Comment voyez-vous votre rôle au sein de Lidl-Trek ?
Ce n'est pas encore complètement clair. Normalement, je pense que je devrais avoir un rôle un peu plus libre pour voir ce que je peux faire au classement général. Mais cela dépend aussi de la forme que j'ai là-bas. L'année dernière, j'ai eu l'occasion de courir le Giro avec un rôle libre, mais au final je n'avais pas la forme que je voulais. Nous avons changé mon rôle et j'ai aidé Gaia [Realini] pour le classement général. Il y a beaucoup de cartes différentes à jouer dans l'équipe et cela dépend aussi de la forme de chacune. Dans un monde idéal, ce serait vraiment bien de voir comment je peux progresser au général.

Il y a deux ans, vous avez disputé le général du Tour de France Femmes avec Zwift et vous êtes montée sur le podium en tant que meilleure jeune, aux côtés d'Annemiek van Vleuten, Marianne Vos et Demi Vollering...
Je pense que c'est la photo la plus spéciale que j'ai ! Je ne m'y attendais pas. Je ne suis pas allée au Tour pour faire le général, je suis venue avec un rôle de soutien, mais ensuite, quand j'ai eu le maillot blanc après la première étape de montagne, l'équipe a voulu que j'y aille et que j'essaie de le gagner à la fin. Je ne sais pas, pour moi, c'était aussi un moment où j’ai réalisé : "Ok, en fait, maintenant je suis ici, j'ai gagné le maillot blanc, j'ai fait un bon classement général et je suis au milieu de ces grands noms sur le podium du Tour de France Femmes avec Zwift"... C'était vraiment spécial. On en rêve quand on est jeune, on grandit en regardant le Tour. Et tout d'un coup, vous êtes à la télévision pour les autres.

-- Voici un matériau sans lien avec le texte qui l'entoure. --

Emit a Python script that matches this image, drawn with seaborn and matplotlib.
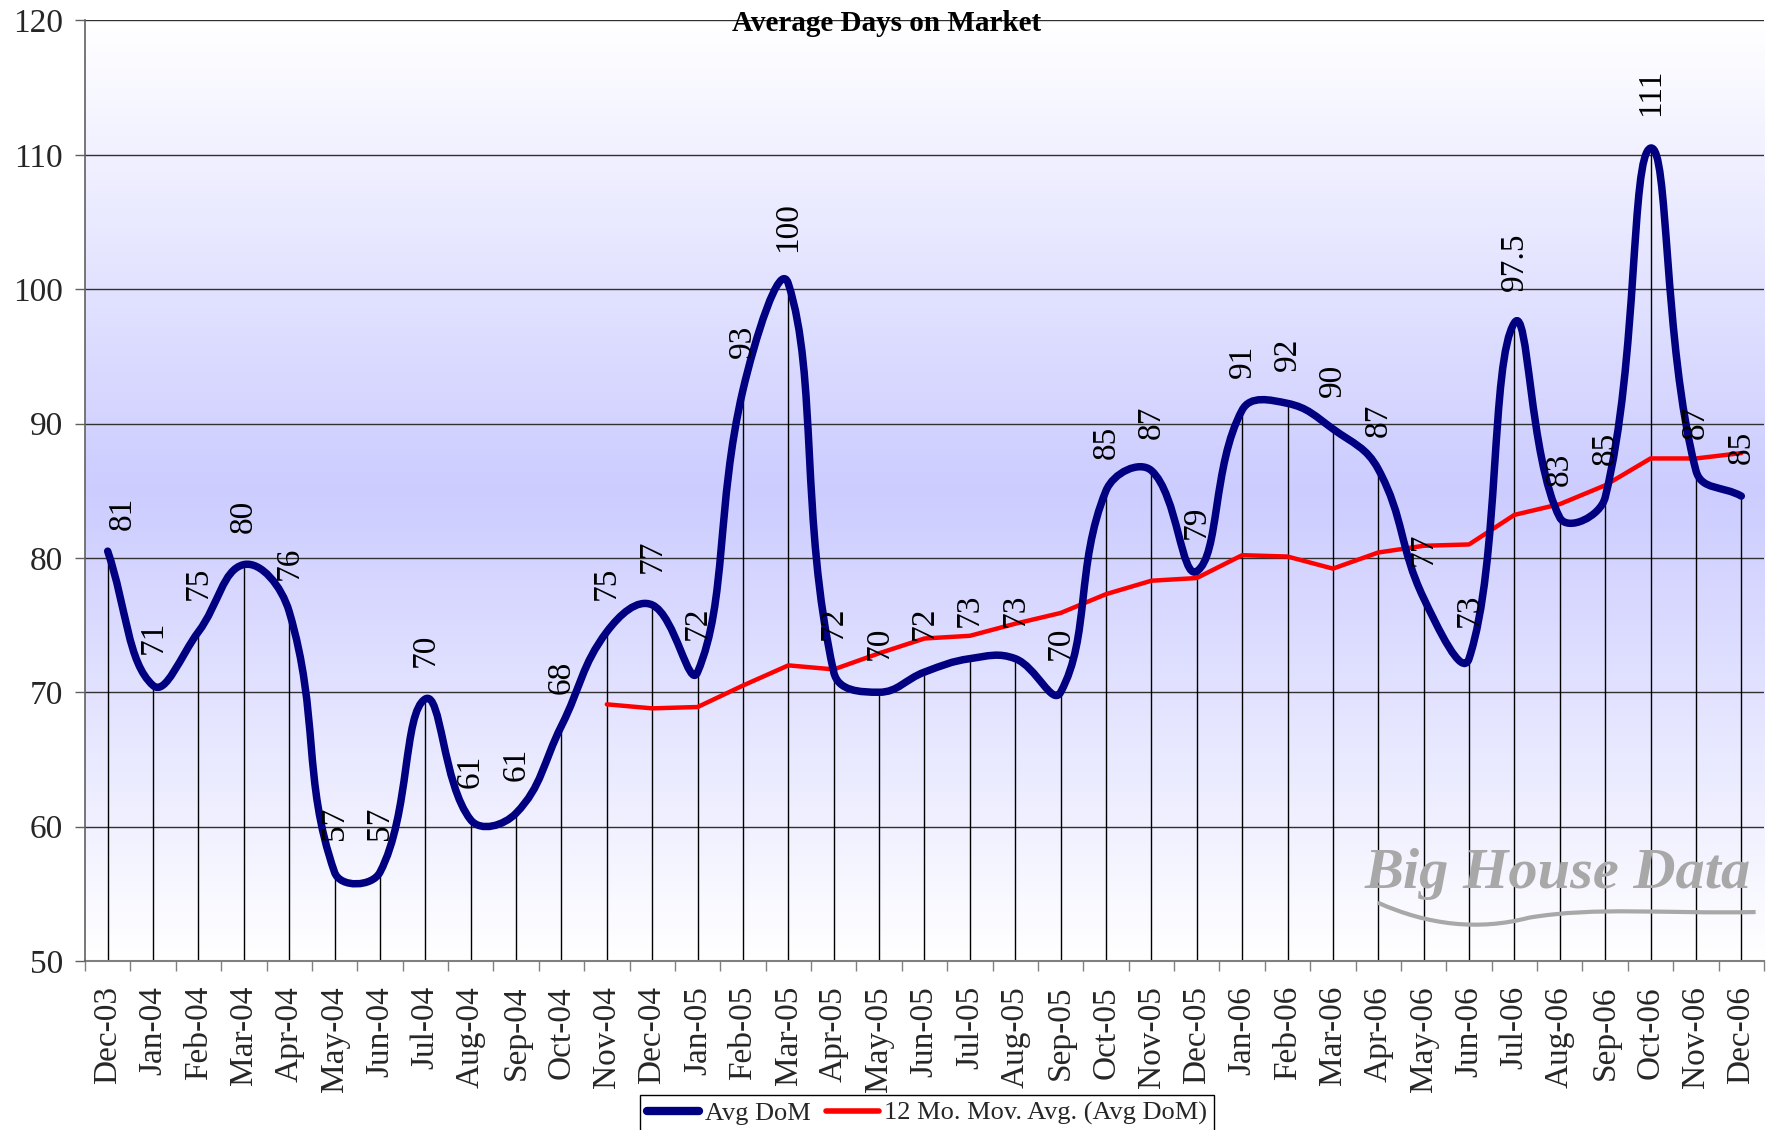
import numpy as np
import matplotlib
matplotlib.use("Agg")
import matplotlib.pyplot as plt
from matplotlib.path import Path
from matplotlib.patches import PathPatch
from matplotlib.lines import Line2D
from matplotlib.colors import LinearSegmentedColormap
import pandas as pd
import seaborn as sns

# --- data ---
months = ["Dec-03", "Jan-04", "Feb-04", "Mar-04", "Apr-04", "May-04", "Jun-04",
          "Jul-04", "Aug-04", "Sep-04", "Oct-04", "Nov-04", "Dec-04", "Jan-05",
          "Feb-05", "Mar-05", "Apr-05", "May-05", "Jun-05", "Jul-05", "Aug-05",
          "Sep-05", "Oct-05", "Nov-05", "Dec-05", "Jan-06", "Feb-06", "Mar-06",
          "Apr-06", "May-06", "Jun-06", "Jul-06", "Aug-06", "Sep-06", "Oct-06",
          "Nov-06", "Dec-06"]
avg_dom = [80.5, 70.5, 74.5, 79.5, 76, 56.6, 56.6, 69.5, 60.5, 61, 67.5, 74.5,
           76.5, 71.5, 92.5, 100.4, 71.5, 70, 71.5, 72.5, 72.5, 70, 85, 86.5, 79,
           91, 91.5, 89.6, 86.6, 77, 72.5, 97.5, 83, 84.5, 110.5, 86.5, 84.6]
dom_labels = ["81", "71", "75", "80", "76", "57", "57", "70", "61", "61", "68",
              "75", "77", "72", "93", "100", "72", "70", "72", "73", "73", "70",
              "85", "87", "79", "91", "92", "90", "87", "77", "73", "97.5", "83",
              "85", "111", "87", "85"]
# 12 month moving average, starts at Nov-04
mov_avg = [69.1, 68.8, 68.9, 70.5, 72.0, 71.7, 72.9, 74.0, 74.2, 75.1, 75.9,
           77.3, 78.3, 78.5, 80.2, 80.1, 79.2, 80.4, 80.9, 81.0, 83.2, 84.0,
           85.4, 87.4, 87.4, 87.8]

NAVY = "#000080"
RED = "#FF0000"
FS = 24

sns.set_theme(style="white")
plt.rcParams["font.family"] = ["Liberation Serif", "DejaVu Serif"]

fig = plt.figure(figsize=(17.67, 11.30), dpi=100)
ax = fig.add_axes([0.0481, 0.1496, 0.9502, 0.8323])

n = len(months)
x = np.arange(n)
y = np.array(avg_dom, dtype=float)

ax.set_xlim(-0.5, n - 0.5)
ax.set_ylim(50, 120)

# gradient background: white at edges, lavender in the middle
cmap = LinearSegmentedColormap.from_list("bg", ["#FFFFFF", "#CCCCFF", "#FFFFFF"])
grad = np.linspace(0, 1, 256).reshape(-1, 1)
ax.imshow(grad, cmap=cmap, aspect="auto", extent=[-0.5, n - 0.5, 50, 120],
          origin="lower", zorder=0, interpolation="bicubic")

# horizontal grid
for g in range(60, 121, 10):
    ax.axhline(g, color="#303030", lw=1.0, zorder=1)

# drop lines
ax.vlines(x, 50, y, color="black", lw=1.0, zorder=1)

# moving average
ma_df = pd.DataFrame({"x": x[n - len(mov_avg):], "y": mov_avg})
sns.lineplot(data=ma_df, x="x", y="y", ax=ax, color=RED, lw=3.2, zorder=3,
             solid_capstyle="round")

# smoothed Avg DoM line, bezier handles scaled by segment length in pixels
pix = ax.transData.transform(np.column_stack([x, y]))
ext = np.vstack([pix[0], pix, pix[-1]])
t = 0.42
verts = [tuple(pix[0])]
codes = [Path.MOVETO]
for i in range(n - 1):
    p0, p1, p2, p3 = ext[i], ext[i + 1], ext[i + 2], ext[i + 3]
    d01 = np.linalg.norm(p1 - p0)
    d12 = np.linalg.norm(p2 - p1)
    d23 = np.linalg.norm(p3 - p2)
    c1 = p1 + (p2 - p0) * t * d12 / max(d01 + d12, 1e-9)
    c2 = p2 - (p3 - p1) * t * d12 / max(d12 + d23, 1e-9)
    verts += [tuple(c1), tuple(c2), tuple(p2)]
    codes += [Path.CURVE4] * 3
verts = ax.transData.inverted().transform(np.array(verts))
ax.add_patch(PathPatch(Path(verts, codes), facecolor="none", edgecolor=NAVY,
                       lw=5.4, capstyle="round", joinstyle="round", zorder=4))

# data labels
for i, (v, lab) in enumerate(zip(avg_dom, dom_labels)):
    off = (11, 15) if i == 0 else (0, 23)
    ax.annotate(lab, (i, v), xytext=off, textcoords="offset points",
                rotation=90, ha="center", va="bottom", fontsize=FS,
                color="black", zorder=5)

# axes styling
for s in ["top", "right"]:
    ax.spines[s].set_visible(False)
ax.spines["left"].set_color("#606060")
ax.spines["bottom"].set_color("#808080")
ax.spines["left"].set_linewidth(1.2)
ax.spines["bottom"].set_linewidth(1.5)
ax.spines["left"].set_zorder(6)

ax.set_yticks(range(50, 121, 10))
ax.tick_params(axis="y", direction="out", length=7, width=1, color="#606060",
               labelsize=FS, pad=9, left=True)
ax.set_xticks(x)
ax.set_xticklabels(months, rotation=90)
ax.set_xticks(np.arange(-0.5, n, 1.0), minor=True)
ax.tick_params(axis="x", which="major", length=0, labelsize=FS, pad=18)
ax.tick_params(axis="x", which="minor", direction="out", length=7, width=1,
               color="#808080", bottom=True)
ax.set_xlabel("")
ax.set_ylabel("")
ax.grid(False)

# title (sits on the top grid line)
fig.text(0.502, 0.9725, "Average Days on Market", ha="center", va="baseline",
         fontsize=21, fontweight="bold", color="black", zorder=0)

# watermark
ax.text(0.762, 0.078, "Big House Data", transform=ax.transAxes, fontsize=42,
        fontstyle="italic", fontweight="bold", color="#A8A8A8", ha="left",
        va="baseline", zorder=2)
wave = Path([(0.770, 0.062), (0.80, 0.038), (0.83, 0.032), (0.86, 0.046),
             (0.90, 0.058), (0.94, 0.050), (0.995, 0.052)],
            [Path.MOVETO, Path.CURVE4, Path.CURVE4, Path.CURVE4,
             Path.CURVE4, Path.CURVE4, Path.CURVE4])
ax.add_patch(PathPatch(wave, transform=ax.transAxes, facecolor="none",
                       edgecolor="#A8A8A8", lw=3, zorder=2))

# legend
handles = [Line2D([0], [0], color=NAVY, lw=6, solid_capstyle="round"),
           Line2D([0], [0], color=RED, lw=4, solid_capstyle="round")]
leg = fig.legend(handles, ["Avg DoM", "12 Mo. Mov. Avg. (Avg DoM)"],
                 loc="upper center", bbox_to_anchor=(0.5246, 0.031), ncol=2,
                 fontsize=19, frameon=True, fancybox=False, framealpha=1,
                 edgecolor="black", handlelength=2.0, handletextpad=0.2,
                 columnspacing=0.6, borderpad=0.25, borderaxespad=0)
leg.get_frame().set_linewidth(1.0)

fig.savefig("out.png", dpi=100)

Un autre événement marquant a été la première édition du Tour de l'Avenir Femmes, que vous avez remporté l'année dernière... Comment vous êtes-vous sentie avec le Maillot Jaune ?
C'était aussi très spécial. Pour être honnête, j'étais très nerveuse à l'approche du Tour de l'Avenir, car je n'avais pas été performante du tout sur le Giro. Je cherchais vraiment à retrouver les bonnes sensations que j'avais dans les classiques et je n'avais plus confiance en mes capacités de grimpeuse. Et puis, tout d'un coup, tout s'est mis en place au bon moment dans l'Avenir et pour moi, cela a été une véritable révélation : “j’ai fait des montées de 20 km aujourd'hui et je pouvais attaquer toute seule, alors il faut juste que j'y croie.” Gagner le premier Tour de l'Avenir de cette manière était vraiment spécial et cela m'a donné envie de voir ce que je peux faire dans les vrais Grands Tours, contre des coureuses Élite. Mais c'était aussi une belle expérience d’être entre coureuses de moins de 23 ans, de voir notre niveau face à celles qui ont notre âge, parce qu'on n'a jamais l'occasion de le voir. C'est une façon différente de courir, et je pense que c'est une bonne chose que cela existe.

Historiquement, les coureuses néerlandaises ont dominé le cyclisme féminin. Que représentent pour vous Leontien van Moorsel et les autres anciennes championnes ?
Je les admire, mais pour l’essentiel, les coureuses que j’observais lorsque j’étais jeune et que je roulais déjà sont aujourd’hui mes coéquipières ! J'ai rencontré Leontien van Moorsel à plusieurs reprises et ça apporte beaucoup de parler avec quelqu'un comme elle, mais pour être honnête, je ne sais pas grand-chose de l'histoire qui a précédé mes débuts dans le cyclisme.

Vous êtes également originaire de la même région que Keetie van Oosten-Hage (6 fois championne du monde sur route et sur piste dans les années 1960 et 1970)...
C'est vrai ! C'est aussi quelqu'un que je connais bien. Je l'ai rencontrée à plusieurs reprises lors d'événements. C'est très intéressant et impressionnant d'entendre toutes ces histoires sur la façon dont les choses se passaient à l'époque, et à quel point elles ont changé et se sont développées avec l'attention et les salaires dont nous bénéficions aujourd'hui. Je dois dire que Leontien et Keetie sont des personnes qui inspirent.

Vous n'avez que 22 ans mais vous êtes déjà une coureuse établie... Où en êtes-vous dans votre développement ?
Je me suis surprise à être présente dans presque tous les Classiques. Je voulais franchir cette étape mais c'est difficile. Je pense que j'ai vraiment appris à me rapprocher du rôle de leader, même si j'ai pu rester au service d'Elisa [Longo Borghini]. Je pense que j'apprends de plus en plus à essayer de courir pour la victoire. Et je me rends compte que je fais désormais partie des des plus grands noms, de celles qu’on attend pour aller chercher un résultat au lieu de se contenter de suivre les autres, ce que je faisais beaucoup auparavant. Mentalement, j'ai fait un grand pas en avant et c'est très important pour mon développement.